Photo Courtesy of Deanna Tickle
I snapped a couple pictures of them and Deanna’s face beamed with appreciation. She looked at Henry and exhaled a, “Thank you,” while I handed her camera back to her.
“Henry, can I get your autograph?” I reached into my pocket and pulled out my In-Case-Of-Famous-People marker.“I don’t have anything to sign so will you sign my shirt?” I decided long before I went on the trip that I wasn’t going to be one of the fan boys that wore a Superman shirt to hang around the set. I am a nerd but I still have some self-respect. However, I did wear a blue t-shirt that resembled the blue of Superman’s costume. I figured that was close enough to count as being fan without going over the top.
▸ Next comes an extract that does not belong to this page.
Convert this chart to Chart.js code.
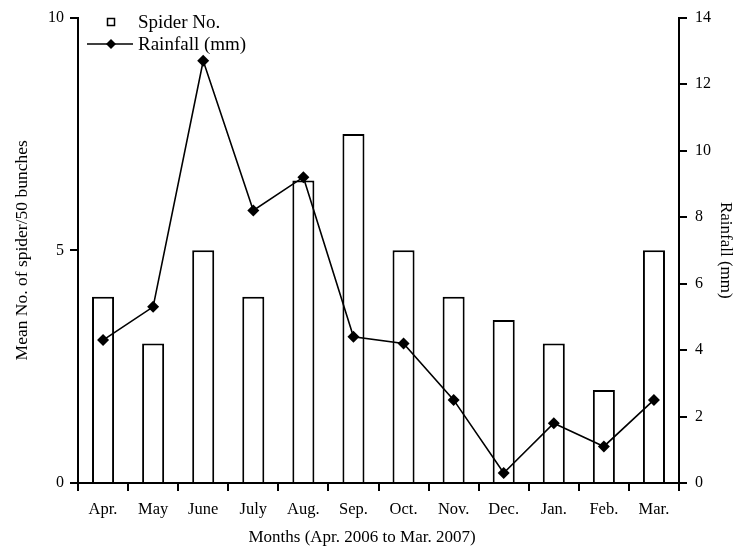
<!DOCTYPE html>
<html>
<head>
<meta charset="utf-8">
<script src="https://cdn.jsdelivr.net/npm/chart.js@4"></script>
<style>
  html, body { margin: 0; padding: 0; background: #fff; }
  #wrap { width: 736px; height: 550px; }
</style>
</head>
<body>
<div id="wrap"><canvas id="chart" width="736" height="550"></canvas></div>
<script>
'use strict';
// ── Data ───────────────────────────────────────────────────────────────────
const MONTHS   = ['Apr.', 'May', 'June', 'July', 'Aug.', 'Sep.', 'Oct.', 'Nov.', 'Dec.', 'Jan.', 'Feb.', 'Mar.'];
const SPIDERS  = [4, 3, 5, 4, 6.5, 7.5, 5, 4, 3.5, 3, 2, 5];
const RAINFALL = [4.3, 5.3, 12.7, 8.2, 9.2, 4.4, 4.2, 2.5, 0.3, 1.8, 1.1, 2.5];
const X_TITLE  = 'Months (Apr. 2006 to Mar. 2007)';

const FONT = "'Liberation Serif', 'Times New Roman', serif";
const INK  = '#000';

Chart.defaults.font.family = FONT;
Chart.defaults.font.size = 16;
Chart.defaults.color = INK;

// ── Legend inside the plot (top-left) + x title slightly left of centre ───
const extras = {
    id: 'extras',
    afterDraw(chart) {
        const ctx = chart.ctx;
        ctx.save();
        ctx.fillStyle = INK;
        ctx.strokeStyle = INK;
        ctx.textBaseline = 'middle';
        ctx.font = `19px ${FONT}`;
        // Spider No. (open square)
        ctx.lineWidth = 1.5;
        ctx.strokeRect(107.5, 18.5, 7, 7);
        ctx.fillText('Spider No.', 138, 23);
        // Rainfall (line + diamond)
        ctx.beginPath();
        ctx.moveTo(87, 44);
        ctx.lineTo(133, 44);
        ctx.stroke();
        ctx.beginPath();
        ctx.moveTo(111, 39); ctx.lineTo(116, 44); ctx.lineTo(111, 49); ctx.lineTo(106, 44);
        ctx.closePath();
        ctx.fill();
        ctx.fillText('Rainfall (mm)', 138, 45);
        // x-axis title
        ctx.font = `17px ${FONT}`;
        ctx.textAlign = 'center';
        ctx.fillText(X_TITLE, 362, 538);
        ctx.restore();
    }
};

new Chart(document.getElementById('chart'), {
    data: {
        labels: MONTHS,
        datasets: [
            {
                type: 'line', label: 'Rainfall (mm)', data: RAINFALL, yAxisID: 'y1',
                borderColor: INK, borderWidth: 1.6, backgroundColor: INK,
                pointStyle: 'rectRot', pointRadius: 6, pointBorderWidth: 0,
                tension: 0, fill: false, order: 0,
            },
            {
                type: 'bar', label: 'Spider No.', data: SPIDERS, yAxisID: 'y',
                backgroundColor: '#fff', borderColor: INK, borderWidth: 2,
                barPercentage: 0.44, categoryPercentage: 1, order: 1,
            },
        ]
    },
    options: {
        responsive: false,
        animation: false,
        layout: { padding: { top: 15, left: 0, right: 0, bottom: 0 } },
        plugins: { legend: { display: false }, tooltip: { enabled: false } },
        scales: {
            x: {
                offset: true,
                grid: { offset: true, drawOnChartArea: false, drawTicks: true, tickLength: 8, tickColor: INK, lineWidth: 2 },
                border: { color: INK, width: 2 },
                ticks: { padding: 9, font: { size: 16.5 }, maxRotation: 0 },
                afterFit(s) { s.height = 67; },
            },
            y: {
                position: 'left', min: 0, max: 10,
                ticks: { stepSize: 5, padding: 6, font: { size: 16 } },
                grid: { drawOnChartArea: false, drawTicks: true, tickLength: 8, tickColor: INK, lineWidth: 2 },
                border: { color: INK, width: 2 },
                title: { display: true, text: 'Mean No. of spider/50 bunches', font: { size: 17.5 }, padding: { top: 12, bottom: 0 } },
                afterFit(s) { s.width = 78; },
            },
            y1: {
                position: 'right', min: 0, max: 14,
                ticks: { stepSize: 2, padding: 8, font: { size: 16 } },
                grid: { drawOnChartArea: false, drawTicks: true, tickLength: 8, tickColor: INK, lineWidth: 2 },
                border: { color: INK, width: 2 },
                title: { display: true, text: 'Rainfall (mm)', font: { size: 17 }, padding: { top: 0, bottom: 4 } },
                afterFit(s) { s.width = 57; },
            },
        }
    },
    plugins: [extras]
});
</script>
</body>
</html>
Henry took the pen from my trembling hand and kind of cocked his head in confusion, “Sign your shirt?”
“Yeah, it’s all I got.”
He laughed, “Ok. Where would you like it?” I pointed to the left side of my chest. He leaned in, “What’s your name?”
“Jim Minteer.” I looked at Fox and he snorted a laugh.
Henry reached out and started writing on my shirt. I looked down and saw Henry’s forearm as it held my shirt in place while he inscribed his name. It was thickly corded with muscle, with deep grooves running around his forearm towards his elbow. Henry’s brow furrowed in concentration while the clicks and whirrs of cameras peppered the air. The pen steamrolled its way across my chest as sun beat down on the back of my neck. He finished the autograph and handed the marker back to me. I shook his hand, “Thank you so much! Thanks for being Superman.” He nodded a “You’re welcome,” then one of his handlers marched up and told him he had to go. He strode away with all of us taking pictures of his back.
Deanna got one last word with him, “We can’t wait to see the movie!”
Henry looked back at her over his shoulder and said, “Me too.”
Photo Courtesy of Andy Schein
He disappeared into the small village of campers and trailers that had been set up by the Methodist church. I studied the scrawled black words on my blue cotton chest. “To Jim. Best, Henry Cavill.” I read it once, twice more then looked back up at the blank street where he just stood and I elbowed Fox in stunned glee. I had just met Henry Cavill. I had just met Superman.